Western Venison Open-Faced Sandwich with Fried Egg
Western Venison Open-Faced Sandwich with Fried Egg
- 1/4 cup rosemary
- 1/4 cup thyme
- 1/2 cup olive oil
- 3 cloves garlic
Venison or Beef Ingredients
- 1 1/2 pounds venison hindquarter roast sliced in half horizontally
- 4 tablespoons olive oil extra for browning
- 1 vidalia onion chopped
- 2 cloves garlic
- 1 pound tomatoes peeled and chopped or canned with their juices
- 1 tablespoon tomato paste
- 3 tablespoons fresh basil chopped
- kosher salt
- freshly ground pepper
- 4 eggs
- 4 slices artisan bread cut 1/2-inch thick, toasted or grilled
- 6 tablespoons butter
- 4 tablespoons Parmesan Reggiano cheese
- 1/4 cup parsley
Mix rosemary, thyme, olive oil, garlic, and venison in a zip top bag and refrigerate four hours.

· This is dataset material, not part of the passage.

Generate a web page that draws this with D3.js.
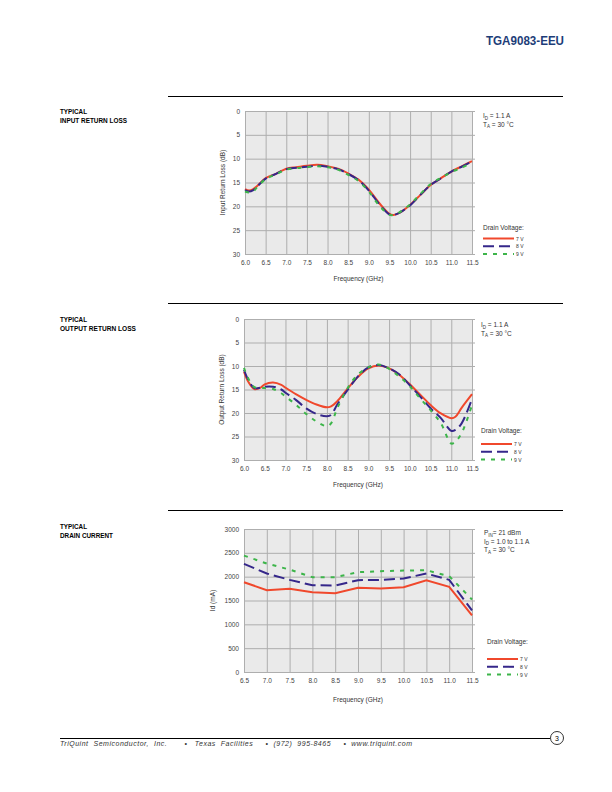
<!DOCTYPE html>
<html>
<head>
<meta charset="utf-8">
<script src="https://cdn.jsdelivr.net/npm/d3@7"></script>
<style>
  body { margin: 0; background: #fff; }
  svg text { font-family: "Liberation Sans", Arial, sans-serif; }
</style>
</head>
<body>
<svg width="612" height="792"></svg>
<script>
// chart 1: input return loss (dB) vs frequency (GHz)
const irlFreq = [6.0, 6.1, 6.2, 6.3, 6.5, 6.75, 7.0, 7.25, 7.5, 7.75, 8.0, 8.25, 8.5, 8.75, 9.0, 9.25, 9.5, 9.6, 9.75, 10.0, 10.25, 10.5, 10.75, 11.0, 11.25, 11.5];
const irl7V = [16.4, 16.7, 16.4, 15.7, 14.1, 13.2, 12.1, 11.8, 11.5, 11.3, 11.6, 12.1, 13.1, 14.4, 16.5, 19.3, 21.6, 21.8, 21.3, 19.7, 17.6, 15.5, 14.1, 12.7, 11.6, 10.5];
const irl8V = [16.6, 16.9, 16.6, 15.8, 14.2, 13.2, 12.2, 11.9, 11.7, 11.5, 11.7, 12.2, 13.2, 14.5, 16.7, 19.5, 21.7, 21.8, 21.3, 19.8, 17.6, 15.5, 14.1, 12.7, 11.7, 10.6];
const irl9V = [16.9, 17.1, 16.9, 15.9, 14.3, 13.3, 12.3, 12.0, 11.8, 11.6, 11.8, 12.3, 13.4, 14.7, 16.9, 19.8, 21.8, 21.8, 21.2, 19.6, 17.4, 15.3, 14.0, 12.8, 11.9, 10.8];

// chart 2: output return loss (dB)
const orlFreq = [6.0, 6.1, 6.25, 6.4, 6.5, 6.7, 6.9, 7.0, 7.25, 7.5, 7.75, 8.0, 8.1, 8.25, 8.5, 8.75, 9.0, 9.25, 9.5, 9.75, 10.0, 10.25, 10.5, 10.75, 11.0, 11.1, 11.25, 11.5];
const orl7V = [11.2, 13.3, 14.9, 14.6, 13.9, 13.5, 14.0, 14.6, 16.0, 17.2, 18.2, 18.8, 18.6, 17.5, 14.8, 12.3, 10.5, 9.9, 10.5, 11.9, 13.9, 16.1, 18.3, 20.1, 21.1, 20.8, 18.9, 16.0];
const orl8V = [10.8, 12.9, 14.7, 14.6, 14.4, 14.4, 15.0, 15.7, 17.2, 19.0, 20.2, 20.7, 20.4, 18.2, 15.1, 12.2, 10.3, 9.8, 10.5, 11.8, 14.1, 16.5, 19.0, 21.1, 23.8, 23.6, 22.2, 17.0];
const orl9V = [10.4, 12.6, 14.5, 14.7, 14.7, 14.9, 15.8, 16.5, 18.2, 20.2, 21.8, 22.8, 22.2, 19.0, 14.7, 11.8, 10.3, 9.7, 10.6, 12.3, 14.3, 16.9, 19.4, 22.2, 26.5, 26.1, 24.3, 18.3];

// chart 3: drain current (mA)
const idFreq = [6.5, 7.0, 7.5, 8.0, 8.5, 9.0, 9.5, 10.0, 10.5, 11.0, 11.5];
const id7V = [1884, 1717, 1745, 1675, 1654, 1766, 1752, 1780, 1926, 1787, 1186];
const id8V = [2268, 2066, 1933, 1821, 1814, 1926, 1933, 1961, 2066, 1933, 1291];
const id9V = [2442, 2275, 2149, 1989, 1989, 2094, 2115, 2128, 2135, 2010, 1521];

const seriesNames = ["7 V", "8 V", "9 V"];
const seriesColors = ["#f0482c", "#35278a", "#3db54a"];
const seriesDash = [null, "11,5", "4,6"];

const svg = d3.select("svg");

// condensed bold text, squeezed to the width seen in the datasheet
function narrowText(parent, x, y, size, width, txt, anchor) {
    return parent.append("text")
        .attr("x", x).attr("y", y)
        .attr("text-anchor", anchor || "start")
        .attr("textLength", width)
        .attr("lengthAdjust", "spacingAndGlyphs")
        .style("font-weight", "bold")
        .style("font-size", size + "px")
        .text(txt);
}

// header
narrowText(svg, 564, 45, 13.5, 78, "TGA9083-EEU", "end").attr("fill", "#1d3d78");

function drawChart(cfg) {
    const g = svg.append("g");

    // section rule
    g.append("line")
        .attr("x1", 168).attr("x2", 563)
        .attr("y1", cfg.ruleY).attr("y2", cfg.ruleY)
        .attr("stroke", "#000").attr("stroke-width", 1);

    // section title
    cfg.title.forEach((t, i) => {
        narrowText(g, 60, cfg.titleY + i * 9, 7.5, cfg.titleW[i], t);
    });

    const x = d3.scaleLinear().domain(cfg.xDomain).range([cfg.left, cfg.right]);
    const y = d3.scaleLinear().domain(cfg.yDomain).range([cfg.top, cfg.bottom]);

    g.append("rect")
        .attr("x", cfg.left).attr("y", cfg.top)
        .attr("width", cfg.right - cfg.left).attr("height", cfg.bottom - cfg.top)
        .attr("fill", "#eaeaea");

    // grid
    g.append("g")
        .attr("transform", "translate(0," + cfg.bottom + ")")
        .call(d3.axisBottom(x).tickValues(cfg.xTicks).tickSize(-(cfg.bottom - cfg.top)).tickFormat(d => d.toFixed(1)).tickPadding(6))
        .call(a => a.select(".domain").remove())
        .call(a => a.selectAll("line").attr("stroke", "#aeaeae"))
        .call(a => a.selectAll("text").attr("fill", "#444").style("font-size", "6.5px"));

    g.append("g")
        .attr("transform", "translate(" + cfg.left + ",0)")
        .call(d3.axisLeft(y).tickValues(cfg.yTicks).tickSize(-(cfg.right - cfg.left + 3)).tickFormat(d3.format("d")).tickPadding(5))
        .call(a => a.select(".domain").remove())
        .call(a => a.selectAll("line").attr("stroke", "#aeaeae"))
        .call(a => a.selectAll("text").attr("fill", "#444").style("font-size", "6.5px"));

    // axis titles
    g.append("text")
        .attr("transform", "translate(" + cfg.yLabelX + "," + ((cfg.top + cfg.bottom) / 2) + ") rotate(-90)")
        .attr("text-anchor", "middle")
        .attr("fill", "#333")
        .style("font-size", "6.5px")
        .text(cfg.yLabel);

    g.append("text")
        .attr("x", (cfg.left + cfg.right) / 2).attr("y", cfg.xLabelY)
        .attr("text-anchor", "middle")
        .attr("fill", "#333")
        .style("font-size", "6.5px")
        .text("Frequency (GHz)");

    // series
    const line = d3.line()
        .x(d => x(d[0]))
        .y(d => y(d[1]))
        .curve(cfg.curve);

    cfg.series.forEach((vals, i) => {
        g.append("path")
            .datum(cfg.freq.map((f, j) => [f, vals[j]]))
            .attr("fill", "none")
            .attr("stroke", seriesColors[i])
            .attr("stroke-width", 2)
            .attr("stroke-dasharray", seriesDash[i])
            .attr("d", line);
    });

    // conditions
    cfg.notes.forEach((n, i) => {
        const t = g.append("text")
            .attr("x", cfg.noteX).attr("y", cfg.noteY + i * 8.5)
            .attr("fill", "#333")
            .style("font-size", "6.5px");
        t.append("tspan").text(n[0]);
        t.append("tspan").attr("dy", 1.5).style("font-size", "4.5px").text(n[1]);
        t.append("tspan").attr("dy", -1.5).text(n[2]);
    });

    // legend
    g.append("text")
        .attr("x", cfg.legX).attr("y", cfg.legY)
        .attr("fill", "#333")
        .style("font-size", "6.5px")
        .text("Drain Voltage:");

    seriesNames.forEach((s, i) => {
        const ly = cfg.legY + cfg.legGap0 + i * 7.8;
        g.append("line")
            .attr("x1", cfg.legX).attr("x2", cfg.legX + 31)
            .attr("y1", ly).attr("y2", ly)
            .attr("stroke", seriesColors[i])
            .attr("stroke-width", 2)
            .attr("stroke-dasharray", seriesDash[i]);
        g.append("text")
            .attr("x", cfg.legX + 33).attr("y", ly + 2)
            .attr("fill", "#333")
            .style("font-size", "5px")
            .text(s);
    });
}

drawChart({
    ruleY: 96.5, title: ["TYPICAL", "INPUT RETURN LOSS"], titleW: [27, 67], titleY: 114,
    left: 245, right: 472, top: 111, bottom: 254,
    xDomain: [6, 11.5], yDomain: [0, 30],
    xTicks: d3.range(6, 11.51, 0.5), yTicks: d3.range(0, 31, 5),
    yLabel: "Input Return Loss (dB)", yLabelX: 225, xLabelY: 281,
    freq: irlFreq, series: [irl7V, irl8V, irl9V], curve: d3.curveCatmullRom,
    notes: [["I", "D", " = 1.1 A"], ["T", "A", " = 30 °C"]], noteX: 483, noteY: 118,
    legX: 483, legY: 230, legGap0: 8.5
});

drawChart({
    ruleY: 303.5, title: ["TYPICAL", "OUTPUT RETURN  LOSS"], titleW: [27, 76], titleY: 322,
    left: 244, right: 472, top: 319, bottom: 460,
    xDomain: [6, 11.5], yDomain: [0, 30],
    xTicks: d3.range(6, 11.51, 0.5), yTicks: d3.range(0, 31, 5),
    yLabel: "Output Return Loss (dB)", yLabelX: 224, xLabelY: 487,
    freq: orlFreq, series: [orl7V, orl8V, orl9V], curve: d3.curveCatmullRom,
    notes: [["I", "D", " = 1.1 A"], ["T", "A", " = 30 °C"]], noteX: 481, noteY: 327,
    legX: 481, legY: 433, legGap0: 11
});

drawChart({
    ruleY: 510.5, title: ["TYPICAL", "DRAIN CURRENT"], titleW: [27, 53], titleY: 529,
    left: 244, right: 472, top: 529, bottom: 672,
    xDomain: [6.5, 11.5], yDomain: [3000, 0],
    xTicks: d3.range(6.5, 11.51, 0.5), yTicks: d3.range(0, 3001, 500),
    yLabel: "Id (mA)", yLabelX: 215, xLabelY: 702,
    freq: idFreq, series: [id7V, id8V, id9V], curve: d3.curveLinear,
    notes: [["P", "IN", "= 21 dBm"], ["I", "D", " = 1.0 to 1.1 A"], ["T", "A", " = 30 °C"]], noteX: 484, noteY: 535,
    legX: 487, legY: 644, legGap0: 15
});

// footer
svg.append("line")
    .attr("x1", 60).attr("x2", 550)
    .attr("y1", 738.5).attr("y2", 738.5)
    .attr("stroke", "#000").attr("stroke-width", 1);
svg.append("circle")
    .attr("cx", 557).attr("cy", 738).attr("r", 6.5)
    .attr("fill", "#fff").attr("stroke", "#000").attr("stroke-width", 0.8);
svg.append("text")
    .attr("x", 557).attr("y", 740.5)
    .attr("text-anchor", "middle")
    .style("font-size", "7px")
    .text("3");
svg.append("text")
    .attr("x", 60).attr("y", 745.5)
    .attr("fill", "#333")
    .attr("textLength", 352)
    .attr("lengthAdjust", "spacing")
    .style("font-size", "7px")
    .style("font-style", "italic")
    .style("white-space", "pre")
    .text("TriQuint  Semiconductor,  Inc.       •   Texas  Facilities     •  (972)  995-8465     •  www.triquint.com");
</script>
</body>
</html>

Remove venison from refrigerator and pound each half to 3/4-inch thick. Season venison liberally with salt and pepper. Heat two tablespoons of olive oil in a medium-sized skillet over medium-high heat until skillet is almost smoking and oil is shimmering. Place venison in skillet for about four minutes on the first side, then turn over and cook for three to four minutes. Transfer to cooling rack and allow to rest.

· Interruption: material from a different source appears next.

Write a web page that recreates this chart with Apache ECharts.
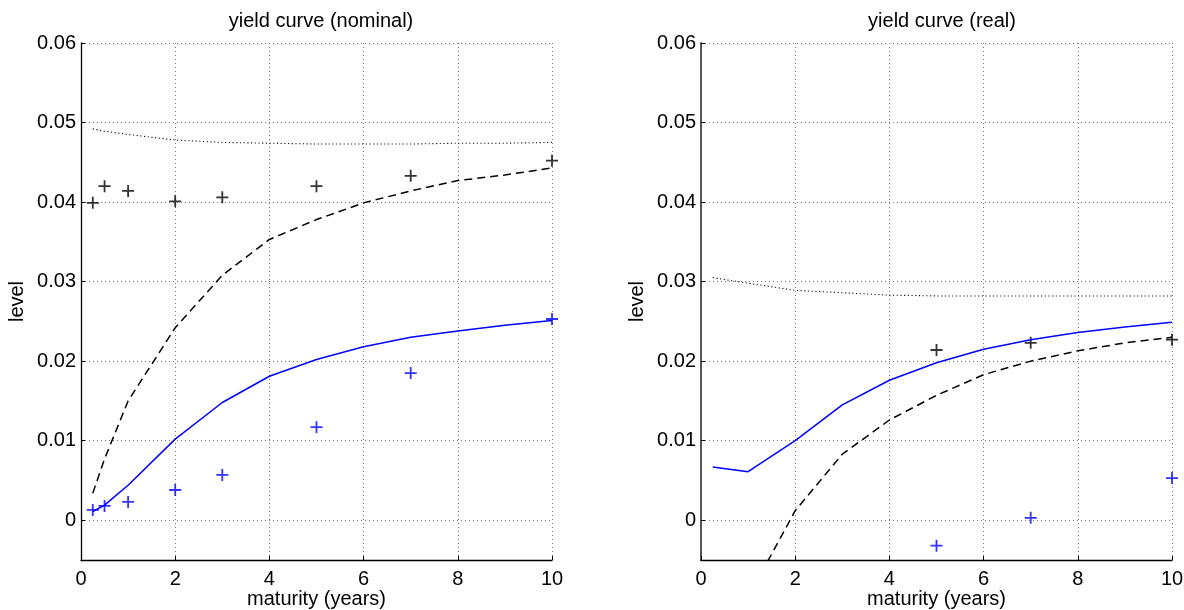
<!DOCTYPE html>
<html><head><meta charset="utf-8">
<script src="https://cdn.jsdelivr.net/npm/echarts@6/dist/echarts.min.js"></script>
<style>html,body{margin:0;padding:0;background:#fff}#c{width:1184px;height:610px}</style>
</head><body><div id="c"></div>
<script>
// ---- data ----
const titles = ['yield curve (nominal)', 'yield curve (real)'];
const xName = 'maturity (years)';
const yName = 'level';
const xTicks = [0, 2, 4, 6, 8, 10];
const yTicks = [0, 0.01, 0.02, 0.03, 0.04, 0.05, 0.06];

// nominal panel
const nomMaturities = [0.25, 0.5, 1, 2, 3, 4, 5, 6, 7, 8, 9, 10];
const nomDotted = [0.0492, 0.0489, 0.0485, 0.0478, 0.0475, 0.0474, 0.0473, 0.0473, 0.0473, 0.0474, 0.0474, 0.0475];
const nomDashed = [0.0034, 0.0077, 0.0150, 0.0242, 0.0308, 0.0353, 0.0378, 0.0399, 0.0414, 0.0427, 0.0434, 0.0443];
const nomSolid  = [0.0011, 0.0019, 0.0044, 0.0102, 0.0148, 0.0181, 0.0202, 0.0218, 0.0230, 0.0238, 0.0245, 0.0251];
const nomObsMaturities = [0.25, 0.5, 1, 2, 3, 5, 7, 10];
const nomObsBlack = [0.0399, 0.0420, 0.0414, 0.0401, 0.0406, 0.0420, 0.0433, 0.0452];
const nomObsBlue  = [0.0013, 0.0018, 0.0023, 0.0038, 0.0057, 0.0117, 0.0185, 0.0253];

// real panel
const realMaturities = [0.25, 1, 2, 3, 4, 5, 6, 7, 8, 9, 10];
const realDotted = [0.0305, 0.0298, 0.0289, 0.0286, 0.0283, 0.0282, 0.0282, 0.0282, 0.0282, 0.0282, 0.0282];
const realDashed = [-0.0200, -0.0097, 0.0012, 0.0083, 0.0126, 0.0157, 0.0183, 0.0200, 0.0213, 0.0223, 0.0230];
const realSolid  = [0.0067, 0.0061, 0.0100, 0.0145, 0.0176, 0.0198, 0.0215, 0.0227, 0.0236, 0.0243, 0.0249];
const realObsMaturities = [5, 7, 10];
const realObsBlack = [0.0214, 0.0223, 0.0227];
const realObsBlue  = [-0.0032, 0.0003, 0.0053];

// ---- chart ----
const zip = (xs, ys) => xs.map((x, i) => [x, ys[i]]);
const FONT = 'Liberation Sans, Arial, Helvetica, sans-serif';
const PLUS = 'path://M4.25,0H5.75V4.25H10V5.75H5.75V10H4.25V5.75H0V4.25H4.25Z';
const BLUE = '#0000ff';

const grids = [
  { left: 81, top: 43, width: 471, height: 517, containLabel: false, outerBoundsMode: 'none' },
  { left: 701, top: 43, width: 471, height: 517, containLabel: false, outerBoundsMode: 'none' }
];

function xAxis(gi) {
  return {
    type: 'value', gridIndex: gi, min: 0, max: 10, interval: 2,
    name: xName, nameLocation: 'middle', nameGap: 29, nameMoveOverlap: false,
    nameTextStyle: { fontFamily: FONT, fontSize: 20, color: '#000' },
    axisLine: { show: true, onZero: false, lineStyle: { color: '#000', width: 1.3 } },
    axisTick: { show: true, inside: true, length: 4, lineStyle: { color: '#000' } },
    axisLabel: { fontFamily: FONT, fontSize: 20, color: '#000', margin: 9 },
    splitLine: { show: true, lineStyle: { color: '#777', type: [1, 3], width: 1 } }
  };
}
function yAxis(gi) {
  return {
    type: 'value', gridIndex: gi, min: -0.005, max: 0.06,
    name: yName, nameLocation: 'middle', nameGap: 54, nameMoveOverlap: false,
    nameTextStyle: { fontFamily: FONT, fontSize: 20, color: '#000' },
    axisLine: { show: true, onZero: false, lineStyle: { color: gi === 1 ? '#555' : '#000', width: gi === 1 ? 2 : 1.3 } },
    axisTick: { show: true, inside: true, length: 4, customValues: yTicks, lineStyle: { color: '#000' } },
    axisLabel: { fontFamily: FONT, fontSize: 20, color: '#000', margin: 5, customValues: yTicks,
      formatter: v => (Math.abs(v) < 1e-9 ? '0' : v.toFixed(2)) },
    splitLine: { show: true, lineStyle: { color: '#777', type: [1, 3], width: 1 } }
  };
}

function lineSeries(gi, xs, ys, color, type, width) {
  return {
    type: 'line', xAxisIndex: gi, yAxisIndex: gi, data: zip(xs, ys),
    showSymbol: false, symbol: 'none', clip: true, silent: true,
    lineStyle: { color: color, type: type, width: width }
  };
}
function plusSeries(gi, xs, ys, color) {
  return {
    type: 'scatter', xAxisIndex: gi, yAxisIndex: gi, data: zip(xs, ys),
    symbol: PLUS, symbolSize: 12, silent: true,
    itemStyle: { color: color }
  };
}

const option = {
  animation: false,
  backgroundColor: '#fff',
  title: [
    { text: titles[0], left: 316, top: 6, textAlign: 'center',
      textStyle: { fontFamily: FONT, fontSize: 20, fontWeight: 'normal', color: '#000' } },
    { text: titles[1], left: 937, top: 6, textAlign: 'center',
      textStyle: { fontFamily: FONT, fontSize: 20, fontWeight: 'normal', color: '#000' } }
  ],
  grid: grids,
  xAxis: [xAxis(0), xAxis(1)],
  yAxis: [yAxis(0), yAxis(1)],
  series: [
    lineSeries(0, nomMaturities, nomDotted, '#111', [1.2, 2.5], 1.1),
    lineSeries(0, nomMaturities, nomDashed, '#000', [8, 5], 1.5),
    lineSeries(0, nomMaturities, nomSolid, BLUE, 'solid', 1.5),
    plusSeries(0, nomObsMaturities, nomObsBlack, '#000'),
    plusSeries(0, nomObsMaturities, nomObsBlue, BLUE),
    lineSeries(1, realMaturities, realDotted, '#111', [1.2, 2.5], 1.1),
    lineSeries(1, realMaturities, realDashed, '#000', [8, 5], 1.5),
    lineSeries(1, realMaturities, realSolid, BLUE, 'solid', 1.5),
    plusSeries(1, realObsMaturities, realObsBlack, '#000'),
    plusSeries(1, realObsMaturities, realObsBlue, BLUE)
  ]
};
const chart = echarts.init(document.getElementById('c'), null, { renderer: 'canvas' });
chart.setOption(option);
</script>
</body></html>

Meanwhile, heat two tablespoons of oil in a medium-sized saucepan over medium-high heat. Add onions and garlic and stir for 30 seconds. Add tomatoes, tomato paste, basil, 1/2 teaspoon of salt, and 1/4 teaspoon of pepper. Bring mixture to a boil, then reduce it to a simmer for about 15 minutes.
Half each piece of toast on the bias and drizzle with olive oil. Place toast on the plates.
Slice venison against the grain and distribute equally over the toast. Spoon about 1/4 cup of the tomato mixture over the venison.
Heat two tablespoons of olive oil in a non-stick skillet over medium heat. Add three eggs at one time to the pan. Cover and cook at medium to medium-low heat for two–three minutes or until whites are set, but yolk is still soft. Gently remove the eggs from the skillet and place over the tomatoes. Repeat with remaining eggs.
Sprinkle one tablespoon of Parmesan Reggiano cheese over the egg. Garnish with parsley then serve immediately.